The article understates the critical role professional bodies play in the competency assessment and oversight of personal services providers, in this case financial planners. As a professional body, FP Canada already oversees and holds accountable individual certificants, setting rigorous professional standards, holding members of the profession accountable and alerting the public when a certificant has been disciplined or poses a risk to public safety. Importantly, unlike regulators and self-regulatory organizations that are experts in overseeing activities related to specific investment advice or product recommendations, a professional body such as FP Canada oversees the professional conduct of the members of the profession, which is separate and distinct.

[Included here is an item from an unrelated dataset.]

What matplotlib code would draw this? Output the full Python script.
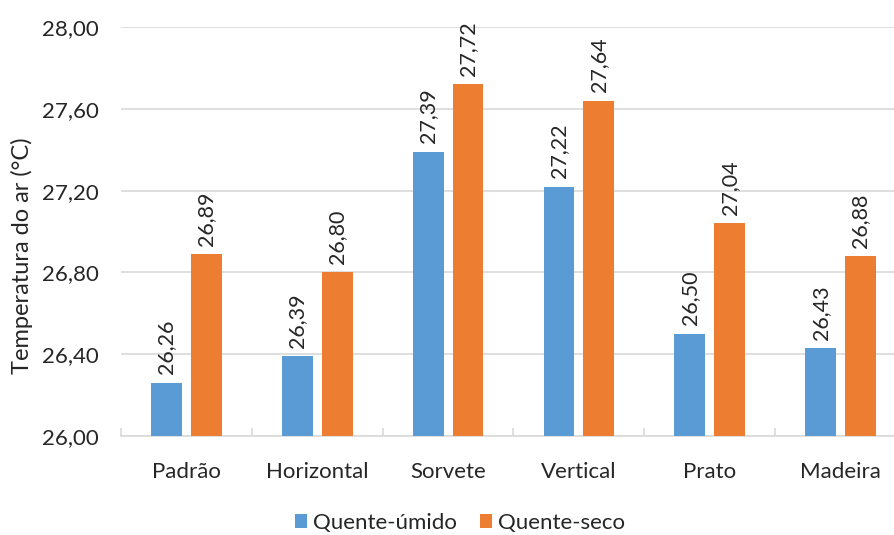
import numpy as np
import matplotlib
matplotlib.use('Agg')
import matplotlib.pyplot as plt
from matplotlib.ticker import FixedLocator, FuncFormatter

#------------------------------------------------------------------------------
categories  = ['Padrão', 'Horizontal', 'Sorvete', 'Vertical', 'Prato', 'Madeira']
quente_umido = [26.26, 26.39, 27.39, 27.22, 26.50, 26.43]
quente_seco  = [26.89, 26.80, 27.72, 27.64, 27.04, 26.88]
series_names = ['Quente-úmido', 'Quente-seco']
y_ticks = [26.0, 26.4, 26.8, 27.2, 27.6, 28.0]

BLUE   = '#5B9BD5'
ORANGE = '#ED7D31'
TEXT   = '#262626'
GRID   = '#D9D9D9'

plt.rcParams['font.family'] = ['Lato', 'DejaVu Sans']

def br(v):
  return '{:.2f}'.format(v).replace('.', ',')

#------------------------------------------------------------------------------
def main():
  fig = plt.figure(figsize=(8.94, 5.35), dpi=100)
  # axes runs past the right edge like the cropped original
  ax = fig.add_axes([121/894, 1-436/535, 785/894, 409/535])

  x = np.arange(len(categories))
  w = 0.235
  off = 0.152
  b1 = ax.bar(x - off, np.array(quente_umido) - 26, w, bottom=26, color=BLUE, label=series_names[0], zorder=3)
  b2 = ax.bar(x + off, np.array(quente_seco) - 26, w, bottom=26, color=ORANGE, label=series_names[1], zorder=3)

  for bars, vals in ((b1, quente_umido), (b2, quente_seco)):
    for rect, v in zip(bars, vals):
      ax.annotate(br(v), (rect.get_x() + rect.get_width()/2, v), xytext=(0, 6),
                  textcoords='offset points', ha='center', va='bottom',
                  rotation=90, fontsize=15.5, color=TEXT)

  ax.set_xlim(-0.5, len(categories) - 0.5)
  ax.set_ylim(26, 28)
  ax.yaxis.set_major_locator(FixedLocator(y_ticks))
  ax.yaxis.set_major_formatter(FuncFormatter(lambda v, p: br(v)))
  ax.grid(axis='y', color=GRID, linewidth=1.2, zorder=0)
  ax.tick_params(axis='y', length=0, labelsize=16, labelcolor=TEXT, pad=16)

  ax.set_xticks(x)
  ax.set_xticklabels(categories)
  ax.tick_params(axis='x', length=0, labelsize=16, labelcolor=TEXT, pad=19)
  ax.set_xticks(np.arange(len(categories) + 1) - 0.5, minor=True)
  ax.tick_params(axis='x', which='minor', direction='in', length=6, color=GRID, width=1.2)

  for s in ['top', 'right', 'left']:
    ax.spines[s].set_visible(False)
  ax.spines['bottom'].set_color(GRID)
  ax.spines['bottom'].set_linewidth(1.2)

  ax.set_ylabel('Temperatura do ar (°C)', fontsize=17, color=TEXT)
  ax.yaxis.set_label_coords(-88/785, 0.44)

  fig.legend(handles=[b1, b2], labels=series_names, loc='center', bbox_to_anchor=(460/894, 1-523/535),
             ncol=2, frameon=False, fontsize=16, handlelength=0.55, handleheight=0.55,
             handletextpad=0.3, columnspacing=1.0, labelcolor=TEXT)

  fig.savefig('out.png', dpi=100)

#------------------------------------------------------------------------------
if __name__ == '__main__':
  main()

Once in effect, Ontario’s new framework will enhance the existing function of professional bodies (referred to in the legislation as credentialing bodies) by limiting the ability of individuals — licensed or otherwise — who are not appropriately certified by, and in good standing with, an approved body to continue holding out to the public as a financial planner. This is a significant step forward in providing less confusion and greater protection to consumers.
To prevent the kinds of “gaps” in consumer protection implied by the article, it will be critical that the Financial Services Regulatory Authority of Ontario: a) only approves those credentialing bodies with demonstrated capability in professional standards setting and enforcement; b) restricts the use of similar-sounding titles; c) takes swift action against individuals holding out as financial planners who do not hold an approved certification; and d) educates consumers on the importance of always verifying the planner’s or advisor’s credentials before engaging with them.